• **THE EXERCISE**
Produce nothing but an exact copy of the lines from the one containing "What React, TypeScript" through the one containing "0.983, 0.998, 1.0];", and do not carry over pictures.
____________________
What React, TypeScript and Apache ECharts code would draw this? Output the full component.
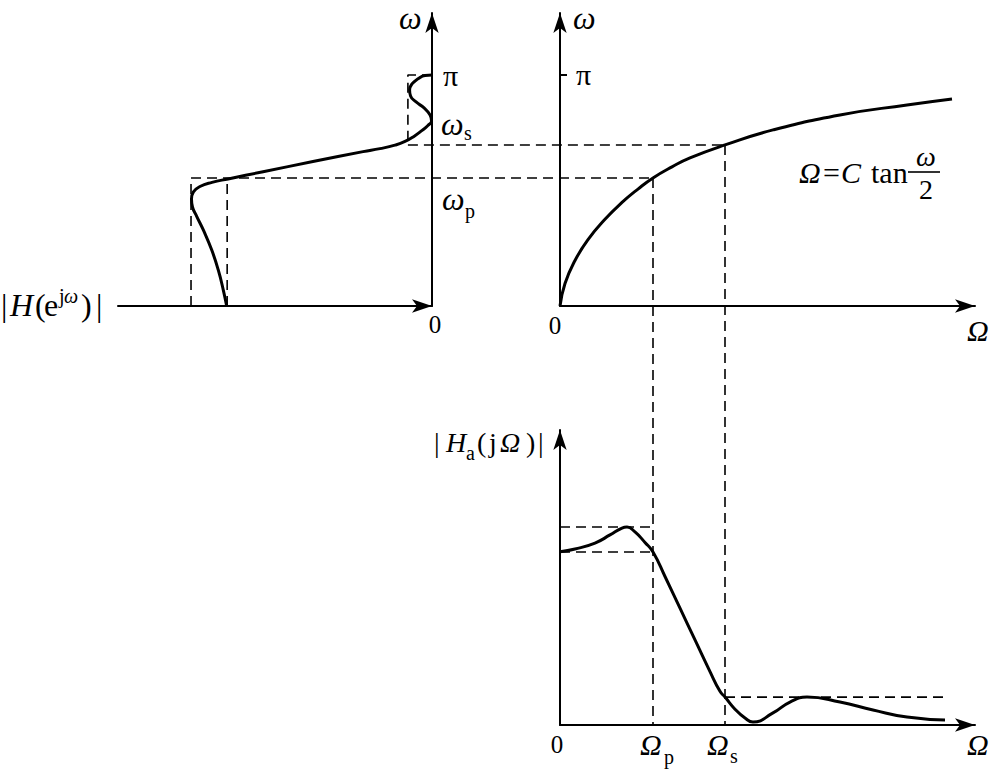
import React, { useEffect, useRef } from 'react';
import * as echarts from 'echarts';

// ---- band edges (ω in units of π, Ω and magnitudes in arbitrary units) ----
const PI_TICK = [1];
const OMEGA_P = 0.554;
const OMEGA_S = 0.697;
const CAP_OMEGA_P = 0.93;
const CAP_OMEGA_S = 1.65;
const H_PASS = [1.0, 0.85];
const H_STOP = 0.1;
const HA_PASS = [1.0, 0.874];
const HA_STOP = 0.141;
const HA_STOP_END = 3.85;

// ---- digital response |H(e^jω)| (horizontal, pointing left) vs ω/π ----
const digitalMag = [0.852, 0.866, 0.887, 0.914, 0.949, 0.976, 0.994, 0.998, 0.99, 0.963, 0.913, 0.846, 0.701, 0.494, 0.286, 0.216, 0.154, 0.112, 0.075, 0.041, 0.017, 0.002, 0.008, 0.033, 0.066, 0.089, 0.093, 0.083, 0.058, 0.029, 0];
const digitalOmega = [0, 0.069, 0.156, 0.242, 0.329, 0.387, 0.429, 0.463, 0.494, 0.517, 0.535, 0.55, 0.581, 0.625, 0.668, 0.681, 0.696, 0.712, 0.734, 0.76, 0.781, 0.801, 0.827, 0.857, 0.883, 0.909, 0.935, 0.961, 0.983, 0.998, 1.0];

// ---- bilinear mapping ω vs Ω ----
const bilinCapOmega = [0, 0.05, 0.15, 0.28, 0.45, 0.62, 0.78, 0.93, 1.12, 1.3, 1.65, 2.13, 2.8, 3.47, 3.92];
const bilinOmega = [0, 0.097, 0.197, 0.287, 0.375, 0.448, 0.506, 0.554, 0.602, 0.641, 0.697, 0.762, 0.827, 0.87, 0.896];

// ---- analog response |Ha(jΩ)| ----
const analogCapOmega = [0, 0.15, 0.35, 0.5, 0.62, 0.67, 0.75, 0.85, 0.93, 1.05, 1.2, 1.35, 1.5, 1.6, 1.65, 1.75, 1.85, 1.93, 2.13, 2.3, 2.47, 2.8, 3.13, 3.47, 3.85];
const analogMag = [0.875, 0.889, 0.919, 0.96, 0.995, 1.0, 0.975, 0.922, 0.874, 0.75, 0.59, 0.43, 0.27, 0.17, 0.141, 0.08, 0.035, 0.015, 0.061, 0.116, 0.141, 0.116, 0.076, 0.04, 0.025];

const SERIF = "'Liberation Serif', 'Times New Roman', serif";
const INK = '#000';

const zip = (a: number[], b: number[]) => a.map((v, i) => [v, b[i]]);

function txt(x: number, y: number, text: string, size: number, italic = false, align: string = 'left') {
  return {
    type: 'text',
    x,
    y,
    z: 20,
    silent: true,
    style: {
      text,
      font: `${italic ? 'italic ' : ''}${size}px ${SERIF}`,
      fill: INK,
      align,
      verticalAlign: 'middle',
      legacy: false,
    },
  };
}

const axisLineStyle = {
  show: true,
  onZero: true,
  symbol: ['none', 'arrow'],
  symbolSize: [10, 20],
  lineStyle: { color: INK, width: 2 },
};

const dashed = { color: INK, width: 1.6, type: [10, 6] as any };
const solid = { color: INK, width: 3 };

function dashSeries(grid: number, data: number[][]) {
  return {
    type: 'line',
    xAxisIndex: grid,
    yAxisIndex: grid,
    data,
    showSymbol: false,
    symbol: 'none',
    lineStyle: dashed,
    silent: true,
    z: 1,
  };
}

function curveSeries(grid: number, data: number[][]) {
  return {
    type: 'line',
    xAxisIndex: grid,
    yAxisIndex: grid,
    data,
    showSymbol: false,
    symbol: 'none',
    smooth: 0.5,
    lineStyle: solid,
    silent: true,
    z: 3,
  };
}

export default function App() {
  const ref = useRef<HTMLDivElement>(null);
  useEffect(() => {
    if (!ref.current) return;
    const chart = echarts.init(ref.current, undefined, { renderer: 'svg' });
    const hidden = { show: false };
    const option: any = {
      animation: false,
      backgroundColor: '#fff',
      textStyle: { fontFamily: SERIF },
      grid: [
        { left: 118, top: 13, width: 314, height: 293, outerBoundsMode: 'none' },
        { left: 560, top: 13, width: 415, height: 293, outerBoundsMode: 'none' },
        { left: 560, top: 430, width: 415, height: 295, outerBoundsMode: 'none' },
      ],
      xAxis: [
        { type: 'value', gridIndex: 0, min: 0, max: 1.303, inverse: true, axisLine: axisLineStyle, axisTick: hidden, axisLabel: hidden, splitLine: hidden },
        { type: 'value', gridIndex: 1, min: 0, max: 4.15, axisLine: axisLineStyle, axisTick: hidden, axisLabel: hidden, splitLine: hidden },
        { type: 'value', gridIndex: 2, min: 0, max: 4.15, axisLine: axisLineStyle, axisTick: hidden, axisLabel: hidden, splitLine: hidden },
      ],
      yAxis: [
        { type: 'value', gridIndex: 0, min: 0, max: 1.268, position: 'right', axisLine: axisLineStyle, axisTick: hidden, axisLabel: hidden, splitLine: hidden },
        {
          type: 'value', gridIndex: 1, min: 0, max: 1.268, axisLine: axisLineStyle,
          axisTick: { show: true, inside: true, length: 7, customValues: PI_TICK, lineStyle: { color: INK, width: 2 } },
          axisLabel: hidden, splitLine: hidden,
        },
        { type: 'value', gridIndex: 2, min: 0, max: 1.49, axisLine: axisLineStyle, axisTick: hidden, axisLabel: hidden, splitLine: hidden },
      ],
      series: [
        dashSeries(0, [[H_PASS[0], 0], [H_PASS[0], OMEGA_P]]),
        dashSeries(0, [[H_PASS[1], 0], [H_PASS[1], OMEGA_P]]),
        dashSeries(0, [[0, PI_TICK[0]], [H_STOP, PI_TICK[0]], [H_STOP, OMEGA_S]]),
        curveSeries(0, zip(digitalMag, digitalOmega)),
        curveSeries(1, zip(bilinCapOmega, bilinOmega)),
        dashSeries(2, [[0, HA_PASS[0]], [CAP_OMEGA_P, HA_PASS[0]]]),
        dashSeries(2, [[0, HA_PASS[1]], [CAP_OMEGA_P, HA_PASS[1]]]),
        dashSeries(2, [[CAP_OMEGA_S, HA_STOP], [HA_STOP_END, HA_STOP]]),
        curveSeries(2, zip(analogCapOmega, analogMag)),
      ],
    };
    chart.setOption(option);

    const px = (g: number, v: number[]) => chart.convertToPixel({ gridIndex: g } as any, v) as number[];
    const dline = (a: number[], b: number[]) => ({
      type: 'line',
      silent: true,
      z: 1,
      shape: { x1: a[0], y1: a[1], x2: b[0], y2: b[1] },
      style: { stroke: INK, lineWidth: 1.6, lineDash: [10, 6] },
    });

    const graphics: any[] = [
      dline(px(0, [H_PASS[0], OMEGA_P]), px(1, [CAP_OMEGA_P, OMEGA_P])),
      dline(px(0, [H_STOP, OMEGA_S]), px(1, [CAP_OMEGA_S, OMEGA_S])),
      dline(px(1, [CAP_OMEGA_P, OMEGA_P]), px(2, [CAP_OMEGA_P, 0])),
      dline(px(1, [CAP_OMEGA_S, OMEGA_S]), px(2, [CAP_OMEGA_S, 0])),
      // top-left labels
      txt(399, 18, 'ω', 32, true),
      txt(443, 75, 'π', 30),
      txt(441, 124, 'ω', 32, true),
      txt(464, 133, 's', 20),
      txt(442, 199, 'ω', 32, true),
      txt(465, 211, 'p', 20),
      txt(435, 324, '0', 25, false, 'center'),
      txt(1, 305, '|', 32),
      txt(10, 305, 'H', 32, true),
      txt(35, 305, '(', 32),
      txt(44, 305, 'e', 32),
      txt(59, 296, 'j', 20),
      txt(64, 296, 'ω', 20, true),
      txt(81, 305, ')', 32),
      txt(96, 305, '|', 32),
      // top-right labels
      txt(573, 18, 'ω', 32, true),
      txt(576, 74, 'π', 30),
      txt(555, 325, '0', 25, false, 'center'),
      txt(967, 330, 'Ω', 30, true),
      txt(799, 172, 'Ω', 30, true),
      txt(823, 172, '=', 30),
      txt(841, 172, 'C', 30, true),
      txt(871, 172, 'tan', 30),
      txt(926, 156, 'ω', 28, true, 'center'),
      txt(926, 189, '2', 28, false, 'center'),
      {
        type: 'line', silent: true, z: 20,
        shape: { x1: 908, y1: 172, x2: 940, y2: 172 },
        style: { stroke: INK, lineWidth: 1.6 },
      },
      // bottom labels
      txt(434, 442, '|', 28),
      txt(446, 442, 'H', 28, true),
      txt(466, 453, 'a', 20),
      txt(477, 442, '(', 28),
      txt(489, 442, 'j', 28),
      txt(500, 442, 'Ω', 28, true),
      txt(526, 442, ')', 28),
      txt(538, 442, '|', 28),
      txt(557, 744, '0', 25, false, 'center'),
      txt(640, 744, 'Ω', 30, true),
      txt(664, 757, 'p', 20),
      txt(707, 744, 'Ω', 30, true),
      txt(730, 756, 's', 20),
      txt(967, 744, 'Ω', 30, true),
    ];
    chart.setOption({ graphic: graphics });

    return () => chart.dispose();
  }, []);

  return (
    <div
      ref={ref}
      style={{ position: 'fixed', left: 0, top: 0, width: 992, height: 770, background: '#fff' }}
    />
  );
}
____________________
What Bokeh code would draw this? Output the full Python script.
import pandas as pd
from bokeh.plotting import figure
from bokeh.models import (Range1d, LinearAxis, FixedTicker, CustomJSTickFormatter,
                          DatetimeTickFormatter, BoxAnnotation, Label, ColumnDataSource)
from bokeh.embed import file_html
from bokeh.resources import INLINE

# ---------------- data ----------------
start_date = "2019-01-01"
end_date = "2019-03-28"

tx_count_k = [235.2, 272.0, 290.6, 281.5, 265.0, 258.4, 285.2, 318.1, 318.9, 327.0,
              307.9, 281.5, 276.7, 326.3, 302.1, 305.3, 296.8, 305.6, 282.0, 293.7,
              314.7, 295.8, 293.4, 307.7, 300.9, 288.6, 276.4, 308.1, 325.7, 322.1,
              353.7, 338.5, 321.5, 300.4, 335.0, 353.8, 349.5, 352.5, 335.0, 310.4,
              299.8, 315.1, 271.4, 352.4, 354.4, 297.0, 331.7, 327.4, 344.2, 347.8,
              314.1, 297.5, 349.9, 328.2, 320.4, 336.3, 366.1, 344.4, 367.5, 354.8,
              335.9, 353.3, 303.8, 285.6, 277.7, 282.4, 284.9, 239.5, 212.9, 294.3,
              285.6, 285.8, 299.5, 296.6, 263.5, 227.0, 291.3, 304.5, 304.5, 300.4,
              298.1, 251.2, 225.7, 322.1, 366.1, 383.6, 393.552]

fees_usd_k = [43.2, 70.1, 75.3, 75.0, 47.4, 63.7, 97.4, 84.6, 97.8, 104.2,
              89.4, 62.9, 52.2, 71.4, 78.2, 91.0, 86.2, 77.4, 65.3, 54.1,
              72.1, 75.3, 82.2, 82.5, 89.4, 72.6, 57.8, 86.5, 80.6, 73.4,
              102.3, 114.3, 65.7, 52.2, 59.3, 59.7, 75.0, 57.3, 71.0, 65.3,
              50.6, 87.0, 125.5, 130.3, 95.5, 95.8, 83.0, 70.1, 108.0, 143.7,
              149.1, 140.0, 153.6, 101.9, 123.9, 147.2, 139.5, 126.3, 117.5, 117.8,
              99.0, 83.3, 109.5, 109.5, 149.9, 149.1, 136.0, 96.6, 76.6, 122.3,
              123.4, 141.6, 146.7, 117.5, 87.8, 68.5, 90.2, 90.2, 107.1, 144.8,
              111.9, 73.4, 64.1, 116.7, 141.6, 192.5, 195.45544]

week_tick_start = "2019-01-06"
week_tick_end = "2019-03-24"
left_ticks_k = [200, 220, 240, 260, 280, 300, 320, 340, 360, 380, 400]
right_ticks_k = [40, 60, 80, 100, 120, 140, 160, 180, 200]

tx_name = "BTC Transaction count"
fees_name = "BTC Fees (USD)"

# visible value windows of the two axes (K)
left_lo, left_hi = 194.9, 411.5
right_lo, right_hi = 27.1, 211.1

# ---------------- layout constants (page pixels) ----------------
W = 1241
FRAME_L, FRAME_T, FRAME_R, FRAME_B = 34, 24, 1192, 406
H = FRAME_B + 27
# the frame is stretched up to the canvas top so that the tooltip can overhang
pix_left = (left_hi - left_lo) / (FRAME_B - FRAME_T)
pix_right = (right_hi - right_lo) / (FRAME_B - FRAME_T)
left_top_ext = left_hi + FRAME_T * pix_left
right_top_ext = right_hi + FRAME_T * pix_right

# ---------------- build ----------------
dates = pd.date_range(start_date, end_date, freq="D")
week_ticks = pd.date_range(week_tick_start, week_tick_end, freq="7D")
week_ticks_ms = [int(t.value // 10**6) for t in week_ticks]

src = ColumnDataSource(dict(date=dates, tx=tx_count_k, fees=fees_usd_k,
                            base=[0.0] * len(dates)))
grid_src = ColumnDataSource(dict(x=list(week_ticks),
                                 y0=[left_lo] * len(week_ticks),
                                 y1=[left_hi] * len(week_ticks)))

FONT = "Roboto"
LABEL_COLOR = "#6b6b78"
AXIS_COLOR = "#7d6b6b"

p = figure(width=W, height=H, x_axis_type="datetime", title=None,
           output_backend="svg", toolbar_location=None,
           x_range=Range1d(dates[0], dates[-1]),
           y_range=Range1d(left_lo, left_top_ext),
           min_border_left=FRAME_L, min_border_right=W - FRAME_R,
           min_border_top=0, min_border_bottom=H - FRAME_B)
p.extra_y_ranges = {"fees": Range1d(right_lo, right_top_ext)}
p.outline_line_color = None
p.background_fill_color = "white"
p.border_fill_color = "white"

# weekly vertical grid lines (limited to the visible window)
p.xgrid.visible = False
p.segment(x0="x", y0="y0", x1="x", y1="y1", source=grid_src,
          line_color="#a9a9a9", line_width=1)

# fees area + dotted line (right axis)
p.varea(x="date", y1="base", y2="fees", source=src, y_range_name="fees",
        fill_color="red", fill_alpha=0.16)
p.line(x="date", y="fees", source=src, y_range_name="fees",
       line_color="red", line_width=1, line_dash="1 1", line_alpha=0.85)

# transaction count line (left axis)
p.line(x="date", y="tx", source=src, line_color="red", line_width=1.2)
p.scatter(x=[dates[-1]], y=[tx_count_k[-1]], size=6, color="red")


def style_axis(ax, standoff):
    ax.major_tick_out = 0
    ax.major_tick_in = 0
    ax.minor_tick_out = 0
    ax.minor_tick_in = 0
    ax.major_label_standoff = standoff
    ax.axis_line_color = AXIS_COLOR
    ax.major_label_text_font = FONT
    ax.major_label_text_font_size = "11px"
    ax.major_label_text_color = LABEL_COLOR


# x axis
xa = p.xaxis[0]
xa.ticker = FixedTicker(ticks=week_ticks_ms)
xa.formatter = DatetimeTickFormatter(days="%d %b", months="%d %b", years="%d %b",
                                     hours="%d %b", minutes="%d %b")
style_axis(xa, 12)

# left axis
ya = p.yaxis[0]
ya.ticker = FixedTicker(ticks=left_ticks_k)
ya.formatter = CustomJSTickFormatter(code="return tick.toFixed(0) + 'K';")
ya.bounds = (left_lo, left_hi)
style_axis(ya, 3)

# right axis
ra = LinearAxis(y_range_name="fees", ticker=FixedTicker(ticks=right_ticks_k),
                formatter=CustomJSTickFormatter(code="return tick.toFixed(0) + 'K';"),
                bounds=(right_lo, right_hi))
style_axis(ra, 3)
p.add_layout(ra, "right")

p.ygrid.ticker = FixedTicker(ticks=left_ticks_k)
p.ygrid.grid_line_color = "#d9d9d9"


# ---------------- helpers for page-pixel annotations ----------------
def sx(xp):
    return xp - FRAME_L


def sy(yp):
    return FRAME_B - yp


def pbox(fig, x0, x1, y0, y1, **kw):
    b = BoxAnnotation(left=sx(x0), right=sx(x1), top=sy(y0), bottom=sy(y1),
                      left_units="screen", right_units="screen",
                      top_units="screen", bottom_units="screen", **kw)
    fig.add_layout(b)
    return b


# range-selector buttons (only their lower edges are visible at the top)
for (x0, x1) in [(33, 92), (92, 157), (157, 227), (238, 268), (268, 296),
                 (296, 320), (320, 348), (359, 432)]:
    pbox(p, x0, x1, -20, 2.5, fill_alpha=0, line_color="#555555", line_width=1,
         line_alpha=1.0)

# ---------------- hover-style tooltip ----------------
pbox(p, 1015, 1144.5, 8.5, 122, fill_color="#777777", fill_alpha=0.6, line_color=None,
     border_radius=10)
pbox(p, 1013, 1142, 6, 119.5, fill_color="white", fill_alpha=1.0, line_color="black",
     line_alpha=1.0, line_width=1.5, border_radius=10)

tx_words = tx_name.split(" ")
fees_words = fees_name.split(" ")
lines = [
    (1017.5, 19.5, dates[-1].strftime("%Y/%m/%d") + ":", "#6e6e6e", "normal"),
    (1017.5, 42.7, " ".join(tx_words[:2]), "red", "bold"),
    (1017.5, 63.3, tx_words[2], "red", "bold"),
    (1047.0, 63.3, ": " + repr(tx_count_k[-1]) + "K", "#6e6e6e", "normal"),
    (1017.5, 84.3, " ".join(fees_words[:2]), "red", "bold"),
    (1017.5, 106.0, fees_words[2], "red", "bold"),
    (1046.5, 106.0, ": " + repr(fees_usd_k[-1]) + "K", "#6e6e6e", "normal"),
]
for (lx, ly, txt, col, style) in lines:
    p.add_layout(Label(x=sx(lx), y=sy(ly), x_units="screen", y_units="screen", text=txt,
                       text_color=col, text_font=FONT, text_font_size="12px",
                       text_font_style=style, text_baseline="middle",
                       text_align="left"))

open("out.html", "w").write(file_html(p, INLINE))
____________________
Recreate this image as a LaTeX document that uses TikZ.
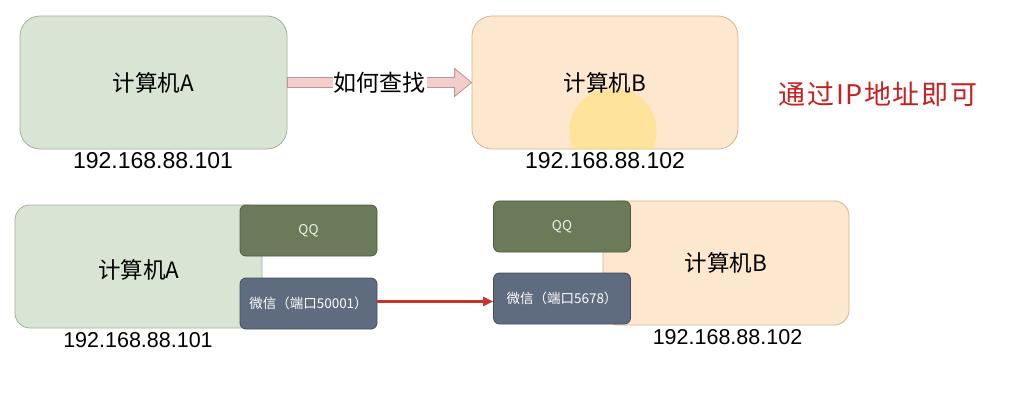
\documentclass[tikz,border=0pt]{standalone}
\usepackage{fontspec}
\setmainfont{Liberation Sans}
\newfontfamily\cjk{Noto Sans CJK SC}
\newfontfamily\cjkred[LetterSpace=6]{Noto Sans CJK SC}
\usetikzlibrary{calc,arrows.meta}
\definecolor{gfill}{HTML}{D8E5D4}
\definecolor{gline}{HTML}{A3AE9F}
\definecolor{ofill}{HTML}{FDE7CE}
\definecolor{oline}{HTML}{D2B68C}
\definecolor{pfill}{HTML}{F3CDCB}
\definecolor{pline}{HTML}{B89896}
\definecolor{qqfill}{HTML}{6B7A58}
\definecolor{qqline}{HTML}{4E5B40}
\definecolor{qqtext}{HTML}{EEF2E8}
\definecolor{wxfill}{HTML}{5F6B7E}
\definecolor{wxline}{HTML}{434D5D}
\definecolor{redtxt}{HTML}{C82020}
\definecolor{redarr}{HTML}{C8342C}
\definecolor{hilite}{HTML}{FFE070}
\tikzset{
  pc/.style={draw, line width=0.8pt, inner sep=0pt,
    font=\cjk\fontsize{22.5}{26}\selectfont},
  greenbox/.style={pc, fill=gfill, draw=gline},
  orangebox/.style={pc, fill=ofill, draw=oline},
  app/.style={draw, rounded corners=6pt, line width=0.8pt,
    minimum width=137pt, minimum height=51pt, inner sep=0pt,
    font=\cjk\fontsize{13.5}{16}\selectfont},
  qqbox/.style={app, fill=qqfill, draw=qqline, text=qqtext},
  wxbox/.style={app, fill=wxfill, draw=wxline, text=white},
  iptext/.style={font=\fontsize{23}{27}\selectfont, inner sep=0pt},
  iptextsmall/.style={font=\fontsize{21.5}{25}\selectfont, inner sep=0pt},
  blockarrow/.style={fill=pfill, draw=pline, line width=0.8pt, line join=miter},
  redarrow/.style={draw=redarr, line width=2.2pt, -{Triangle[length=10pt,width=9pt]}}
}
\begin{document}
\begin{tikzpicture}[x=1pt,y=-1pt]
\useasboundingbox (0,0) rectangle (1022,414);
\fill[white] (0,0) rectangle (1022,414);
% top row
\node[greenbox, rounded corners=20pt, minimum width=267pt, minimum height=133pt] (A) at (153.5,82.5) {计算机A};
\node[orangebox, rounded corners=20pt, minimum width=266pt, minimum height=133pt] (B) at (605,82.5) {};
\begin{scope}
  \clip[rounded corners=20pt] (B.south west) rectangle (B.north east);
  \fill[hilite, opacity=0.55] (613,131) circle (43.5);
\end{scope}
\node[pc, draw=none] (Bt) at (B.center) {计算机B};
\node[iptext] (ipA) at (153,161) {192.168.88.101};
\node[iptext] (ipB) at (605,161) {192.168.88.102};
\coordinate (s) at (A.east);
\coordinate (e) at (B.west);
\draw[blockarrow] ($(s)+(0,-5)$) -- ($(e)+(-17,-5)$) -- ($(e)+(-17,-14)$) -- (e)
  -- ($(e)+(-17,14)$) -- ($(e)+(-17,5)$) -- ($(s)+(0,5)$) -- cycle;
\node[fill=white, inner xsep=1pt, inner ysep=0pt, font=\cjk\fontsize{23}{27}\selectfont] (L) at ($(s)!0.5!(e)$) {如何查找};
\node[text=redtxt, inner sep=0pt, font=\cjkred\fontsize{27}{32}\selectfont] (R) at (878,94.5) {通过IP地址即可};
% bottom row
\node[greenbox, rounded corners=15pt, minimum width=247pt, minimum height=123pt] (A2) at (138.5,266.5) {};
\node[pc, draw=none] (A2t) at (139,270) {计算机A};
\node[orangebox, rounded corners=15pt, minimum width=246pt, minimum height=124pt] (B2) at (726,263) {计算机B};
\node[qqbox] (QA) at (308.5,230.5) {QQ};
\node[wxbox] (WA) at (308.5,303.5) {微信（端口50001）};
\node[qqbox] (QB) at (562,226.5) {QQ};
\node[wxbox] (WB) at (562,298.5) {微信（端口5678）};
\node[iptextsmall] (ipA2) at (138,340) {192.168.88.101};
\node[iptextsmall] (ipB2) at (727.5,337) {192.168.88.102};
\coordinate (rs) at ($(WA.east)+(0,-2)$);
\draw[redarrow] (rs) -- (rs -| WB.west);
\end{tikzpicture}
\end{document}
____________________
• **EXERCISE RESULT**
What React, TypeScript and Apache ECharts code would draw this? Output the full component.
import React, { useEffect, useRef } from 'react';
import * as echarts from 'echarts';

// ---- band edges (ω in units of π, Ω and magnitudes in arbitrary units) ----
const PI_TICK = [1];
const OMEGA_P = 0.554;
const OMEGA_S = 0.697;
const CAP_OMEGA_P = 0.93;
const CAP_OMEGA_S = 1.65;
const H_PASS = [1.0, 0.85];
const H_STOP = 0.1;
const HA_PASS = [1.0, 0.874];
const HA_STOP = 0.141;
const HA_STOP_END = 3.85;

// ---- digital response |H(e^jω)| (horizontal, pointing left) vs ω/π ----
const digitalMag = [0.852, 0.866, 0.887, 0.914, 0.949, 0.976, 0.994, 0.998, 0.99, 0.963, 0.913, 0.846, 0.701, 0.494, 0.286, 0.216, 0.154, 0.112, 0.075, 0.041, 0.017, 0.002, 0.008, 0.033, 0.066, 0.089, 0.093, 0.083, 0.058, 0.029, 0];
const digitalOmega = [0, 0.069, 0.156, 0.242, 0.329, 0.387, 0.429, 0.463, 0.494, 0.517, 0.535, 0.55, 0.581, 0.625, 0.668, 0.681, 0.696, 0.712, 0.734, 0.76, 0.781, 0.801, 0.827, 0.857, 0.883, 0.909, 0.935, 0.961, 0.983, 0.998, 1.0];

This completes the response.